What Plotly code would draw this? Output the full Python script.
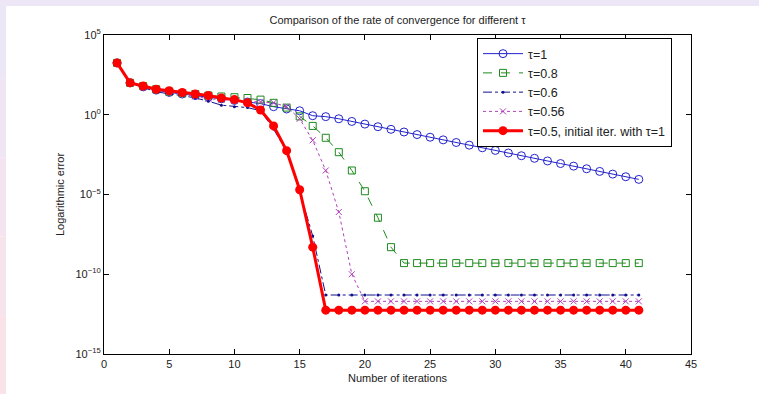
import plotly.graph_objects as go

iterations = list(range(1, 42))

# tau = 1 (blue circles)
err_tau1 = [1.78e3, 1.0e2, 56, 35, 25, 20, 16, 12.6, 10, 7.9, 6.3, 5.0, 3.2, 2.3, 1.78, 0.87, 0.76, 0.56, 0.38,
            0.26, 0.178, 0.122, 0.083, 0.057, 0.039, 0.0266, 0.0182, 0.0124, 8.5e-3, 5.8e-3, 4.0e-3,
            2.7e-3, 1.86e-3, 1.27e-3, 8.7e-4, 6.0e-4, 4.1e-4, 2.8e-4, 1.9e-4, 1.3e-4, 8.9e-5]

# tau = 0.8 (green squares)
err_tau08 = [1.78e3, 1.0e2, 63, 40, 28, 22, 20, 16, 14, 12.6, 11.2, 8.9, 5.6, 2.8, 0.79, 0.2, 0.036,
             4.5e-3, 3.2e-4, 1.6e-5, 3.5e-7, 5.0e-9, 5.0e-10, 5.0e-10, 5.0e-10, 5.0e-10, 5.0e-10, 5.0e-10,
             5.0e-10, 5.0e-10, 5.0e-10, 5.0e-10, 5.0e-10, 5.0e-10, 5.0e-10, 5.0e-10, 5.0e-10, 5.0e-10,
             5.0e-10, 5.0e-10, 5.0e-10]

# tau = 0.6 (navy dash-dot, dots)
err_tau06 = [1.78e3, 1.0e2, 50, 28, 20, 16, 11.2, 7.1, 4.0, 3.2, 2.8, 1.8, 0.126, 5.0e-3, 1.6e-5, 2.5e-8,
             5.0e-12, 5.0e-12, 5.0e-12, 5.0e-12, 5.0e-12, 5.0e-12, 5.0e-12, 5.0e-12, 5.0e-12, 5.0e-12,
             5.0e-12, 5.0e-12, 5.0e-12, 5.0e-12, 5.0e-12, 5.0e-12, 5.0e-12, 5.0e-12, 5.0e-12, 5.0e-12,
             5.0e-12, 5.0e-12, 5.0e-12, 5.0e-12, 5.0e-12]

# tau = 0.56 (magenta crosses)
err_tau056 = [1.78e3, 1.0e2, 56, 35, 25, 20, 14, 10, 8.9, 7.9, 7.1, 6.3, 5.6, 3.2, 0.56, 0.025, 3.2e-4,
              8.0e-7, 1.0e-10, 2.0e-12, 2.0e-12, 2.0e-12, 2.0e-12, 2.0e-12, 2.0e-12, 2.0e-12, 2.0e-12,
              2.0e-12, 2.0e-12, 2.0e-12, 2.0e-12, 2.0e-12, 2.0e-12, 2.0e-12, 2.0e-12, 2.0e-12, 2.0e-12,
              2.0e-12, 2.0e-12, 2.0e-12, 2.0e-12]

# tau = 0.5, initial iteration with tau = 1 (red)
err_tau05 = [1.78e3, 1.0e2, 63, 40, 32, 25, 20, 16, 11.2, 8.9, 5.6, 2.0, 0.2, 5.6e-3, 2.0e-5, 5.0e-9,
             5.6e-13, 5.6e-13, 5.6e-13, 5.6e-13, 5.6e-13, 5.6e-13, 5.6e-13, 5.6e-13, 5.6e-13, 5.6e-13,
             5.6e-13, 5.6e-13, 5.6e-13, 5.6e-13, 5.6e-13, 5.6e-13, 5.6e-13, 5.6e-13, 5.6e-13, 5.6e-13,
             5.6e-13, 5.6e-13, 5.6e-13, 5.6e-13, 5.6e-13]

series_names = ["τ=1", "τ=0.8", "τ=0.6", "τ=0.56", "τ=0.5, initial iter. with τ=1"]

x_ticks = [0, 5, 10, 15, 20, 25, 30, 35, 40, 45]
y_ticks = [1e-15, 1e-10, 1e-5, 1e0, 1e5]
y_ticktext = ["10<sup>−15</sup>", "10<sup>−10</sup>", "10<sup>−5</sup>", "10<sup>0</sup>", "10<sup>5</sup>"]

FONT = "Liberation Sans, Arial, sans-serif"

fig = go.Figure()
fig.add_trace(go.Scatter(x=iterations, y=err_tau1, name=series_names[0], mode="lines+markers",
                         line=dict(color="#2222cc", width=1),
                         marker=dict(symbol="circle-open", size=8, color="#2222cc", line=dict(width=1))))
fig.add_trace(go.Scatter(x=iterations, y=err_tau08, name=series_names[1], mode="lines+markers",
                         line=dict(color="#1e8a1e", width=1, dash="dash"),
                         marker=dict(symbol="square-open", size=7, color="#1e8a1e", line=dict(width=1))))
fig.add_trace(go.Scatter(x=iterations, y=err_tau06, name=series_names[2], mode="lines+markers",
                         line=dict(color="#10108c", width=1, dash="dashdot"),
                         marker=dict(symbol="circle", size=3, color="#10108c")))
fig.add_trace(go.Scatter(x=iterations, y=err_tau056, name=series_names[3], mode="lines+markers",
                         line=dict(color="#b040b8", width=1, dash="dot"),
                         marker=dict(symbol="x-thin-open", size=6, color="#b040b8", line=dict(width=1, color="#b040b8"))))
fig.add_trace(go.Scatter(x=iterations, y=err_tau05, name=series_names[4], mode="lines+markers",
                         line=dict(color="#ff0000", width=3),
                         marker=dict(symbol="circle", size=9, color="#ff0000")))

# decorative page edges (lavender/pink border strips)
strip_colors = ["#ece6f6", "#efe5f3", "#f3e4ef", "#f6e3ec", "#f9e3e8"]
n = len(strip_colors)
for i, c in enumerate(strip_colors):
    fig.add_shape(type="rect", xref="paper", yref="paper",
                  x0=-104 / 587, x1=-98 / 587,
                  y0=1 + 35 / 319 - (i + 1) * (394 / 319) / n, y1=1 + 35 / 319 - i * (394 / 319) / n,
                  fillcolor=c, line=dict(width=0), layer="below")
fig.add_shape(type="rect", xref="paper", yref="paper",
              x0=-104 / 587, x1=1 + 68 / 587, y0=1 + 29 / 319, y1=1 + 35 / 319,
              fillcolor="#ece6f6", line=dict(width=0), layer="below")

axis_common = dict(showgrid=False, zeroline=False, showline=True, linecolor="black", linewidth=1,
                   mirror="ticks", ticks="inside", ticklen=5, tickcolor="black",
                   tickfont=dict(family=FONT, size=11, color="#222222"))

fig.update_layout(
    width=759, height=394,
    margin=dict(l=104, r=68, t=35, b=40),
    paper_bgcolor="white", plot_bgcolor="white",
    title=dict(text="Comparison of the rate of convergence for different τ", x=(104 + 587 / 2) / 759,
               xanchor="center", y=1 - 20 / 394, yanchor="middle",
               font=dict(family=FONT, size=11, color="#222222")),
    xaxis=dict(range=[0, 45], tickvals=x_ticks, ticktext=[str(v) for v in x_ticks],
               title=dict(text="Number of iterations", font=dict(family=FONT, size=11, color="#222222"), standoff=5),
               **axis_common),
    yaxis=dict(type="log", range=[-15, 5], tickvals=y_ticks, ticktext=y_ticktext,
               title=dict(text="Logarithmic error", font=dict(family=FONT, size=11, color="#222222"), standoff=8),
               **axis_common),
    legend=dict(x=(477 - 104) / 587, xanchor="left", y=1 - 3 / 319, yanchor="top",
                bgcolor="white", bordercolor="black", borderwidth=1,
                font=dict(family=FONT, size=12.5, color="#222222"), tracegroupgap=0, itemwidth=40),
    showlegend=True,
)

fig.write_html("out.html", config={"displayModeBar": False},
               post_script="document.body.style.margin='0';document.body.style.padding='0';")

--------------------------------

* [WRITTEN TASK]:
Send back the data above word for word, with the pictures left out.

* [TASK SOLUTION]:
What Plotly code would draw this? Output the full Python script.
import plotly.graph_objects as go

iterations = list(range(1, 42))

# tau = 1 (blue circles)
err_tau1 = [1.78e3, 1.0e2, 56, 35, 25, 20, 16, 12.6, 10, 7.9, 6.3, 5.0, 3.2, 2.3, 1.78, 0.87, 0.76, 0.56, 0.38,
            0.26, 0.178, 0.122, 0.083, 0.057, 0.039, 0.0266, 0.0182, 0.0124, 8.5e-3, 5.8e-3, 4.0e-3,
            2.7e-3, 1.86e-3, 1.27e-3, 8.7e-4, 6.0e-4, 4.1e-4, 2.8e-4, 1.9e-4, 1.3e-4, 8.9e-5]

# tau = 0.8 (green squares)
err_tau08 = [1.78e3, 1.0e2, 63, 40, 28, 22, 20, 16, 14, 12.6, 11.2, 8.9, 5.6, 2.8, 0.79, 0.2, 0.036,
             4.5e-3, 3.2e-4, 1.6e-5, 3.5e-7, 5.0e-9, 5.0e-10, 5.0e-10, 5.0e-10, 5.0e-10, 5.0e-10, 5.0e-10,
             5.0e-10, 5.0e-10, 5.0e-10, 5.0e-10, 5.0e-10, 5.0e-10, 5.0e-10, 5.0e-10, 5.0e-10, 5.0e-10,
             5.0e-10, 5.0e-10, 5.0e-10]

# tau = 0.6 (navy dash-dot, dots)
err_tau06 = [1.78e3, 1.0e2, 50, 28, 20, 16, 11.2, 7.1, 4.0, 3.2, 2.8, 1.8, 0.126, 5.0e-3, 1.6e-5, 2.5e-8,
             5.0e-12, 5.0e-12, 5.0e-12, 5.0e-12, 5.0e-12, 5.0e-12, 5.0e-12, 5.0e-12, 5.0e-12, 5.0e-12,
             5.0e-12, 5.0e-12, 5.0e-12, 5.0e-12, 5.0e-12, 5.0e-12, 5.0e-12, 5.0e-12, 5.0e-12, 5.0e-12,
             5.0e-12, 5.0e-12, 5.0e-12, 5.0e-12, 5.0e-12]

# tau = 0.56 (magenta crosses)
err_tau056 = [1.78e3, 1.0e2, 56, 35, 25, 20, 14, 10, 8.9, 7.9, 7.1, 6.3, 5.6, 3.2, 0.56, 0.025, 3.2e-4,
              8.0e-7, 1.0e-10, 2.0e-12, 2.0e-12, 2.0e-12, 2.0e-12, 2.0e-12, 2.0e-12, 2.0e-12, 2.0e-12,
              2.0e-12, 2.0e-12, 2.0e-12, 2.0e-12, 2.0e-12, 2.0e-12, 2.0e-12, 2.0e-12, 2.0e-12, 2.0e-12,
              2.0e-12, 2.0e-12, 2.0e-12, 2.0e-12]

# tau = 0.5, initial iteration with tau = 1 (red)
err_tau05 = [1.78e3, 1.0e2, 63, 40, 32, 25, 20, 16, 11.2, 8.9, 5.6, 2.0, 0.2, 5.6e-3, 2.0e-5, 5.0e-9,
             5.6e-13, 5.6e-13, 5.6e-13, 5.6e-13, 5.6e-13, 5.6e-13, 5.6e-13, 5.6e-13, 5.6e-13, 5.6e-13,
             5.6e-13, 5.6e-13, 5.6e-13, 5.6e-13, 5.6e-13, 5.6e-13, 5.6e-13, 5.6e-13, 5.6e-13, 5.6e-13,
             5.6e-13, 5.6e-13, 5.6e-13, 5.6e-13, 5.6e-13]

series_names = ["τ=1", "τ=0.8", "τ=0.6", "τ=0.56", "τ=0.5, initial iter. with τ=1"]

x_ticks = [0, 5, 10, 15, 20, 25, 30, 35, 40, 45]
y_ticks = [1e-15, 1e-10, 1e-5, 1e0, 1e5]
y_ticktext = ["10<sup>−15</sup>", "10<sup>−10</sup>", "10<sup>−5</sup>", "10<sup>0</sup>", "10<sup>5</sup>"]

FONT = "Liberation Sans, Arial, sans-serif"

fig = go.Figure()
fig.add_trace(go.Scatter(x=iterations, y=err_tau1, name=series_names[0], mode="lines+markers",
                         line=dict(color="#2222cc", width=1),
                         marker=dict(symbol="circle-open", size=8, color="#2222cc", line=dict(width=1))))
fig.add_trace(go.Scatter(x=iterations, y=err_tau08, name=series_names[1], mode="lines+markers",
                         line=dict(color="#1e8a1e", width=1, dash="dash"),
                         marker=dict(symbol="square-open", size=7, color="#1e8a1e", line=dict(width=1))))
fig.add_trace(go.Scatter(x=iterations, y=err_tau06, name=series_names[2], mode="lines+markers",
                         line=dict(color="#10108c", width=1, dash="dashdot"),
                         marker=dict(symbol="circle", size=3, color="#10108c")))
fig.add_trace(go.Scatter(x=iterations, y=err_tau056, name=series_names[3], mode="lines+markers",
                         line=dict(color="#b040b8", width=1, dash="dot"),
                         marker=dict(symbol="x-thin-open", size=6, color="#b040b8", line=dict(width=1, color="#b040b8"))))
fig.add_trace(go.Scatter(x=iterations, y=err_tau05, name=series_names[4], mode="lines+markers",
                         line=dict(color="#ff0000", width=3),
                         marker=dict(symbol="circle", size=9, color="#ff0000")))

# decorative page edges (lavender/pink border strips)
strip_colors = ["#ece6f6", "#efe5f3", "#f3e4ef", "#f6e3ec", "#f9e3e8"]
n = len(strip_colors)
for i, c in enumerate(strip_colors):
    fig.add_shape(type="rect", xref="paper", yref="paper",
                  x0=-104 / 587, x1=-98 / 587,
                  y0=1 + 35 / 319 - (i + 1) * (394 / 319) / n, y1=1 + 35 / 319 - i * (394 / 319) / n,
                  fillcolor=c, line=dict(width=0), layer="below")
fig.add_shape(type="rect", xref="paper", yref="paper",
              x0=-104 / 587, x1=1 + 68 / 587, y0=1 + 29 / 319, y1=1 + 35 / 319,
              fillcolor="#ece6f6", line=dict(width=0), layer="below")

axis_common = dict(showgrid=False, zeroline=False, showline=True, linecolor="black", linewidth=1,
                   mirror="ticks", ticks="inside", ticklen=5, tickcolor="black",
                   tickfont=dict(family=FONT, size=11, color="#222222"))

fig.update_layout(
    width=759, height=394,
    margin=dict(l=104, r=68, t=35, b=40),
    paper_bgcolor="white", plot_bgcolor="white",
    title=dict(text="Comparison of the rate of convergence for different τ", x=(104 + 587 / 2) / 759,
               xanchor="center", y=1 - 20 / 394, yanchor="middle",
               font=dict(family=FONT, size=11, color="#222222")),
    xaxis=dict(range=[0, 45], tickvals=x_ticks, ticktext=[str(v) for v in x_ticks],
               title=dict(text="Number of iterations", font=dict(family=FONT, size=11, color="#222222"), standoff=5),
               **axis_common),
    yaxis=dict(type="log", range=[-15, 5], tickvals=y_ticks, ticktext=y_ticktext,
               title=dict(text="Logarithmic error", font=dict(family=FONT, size=11, color="#222222"), standoff=8),
               **axis_common),
    legend=dict(x=(477 - 104) / 587, xanchor="left", y=1 - 3 / 319, yanchor="top",
                bgcolor="white", bordercolor="black", borderwidth=1,
                font=dict(family=FONT, size=12.5, color="#222222"), tracegroupgap=0, itemwidth=40),
    showlegend=True,
)

fig.write_html("out.html", config={"displayModeBar": False},
               post_script="document.body.style.margin='0';document.body.style.padding='0';")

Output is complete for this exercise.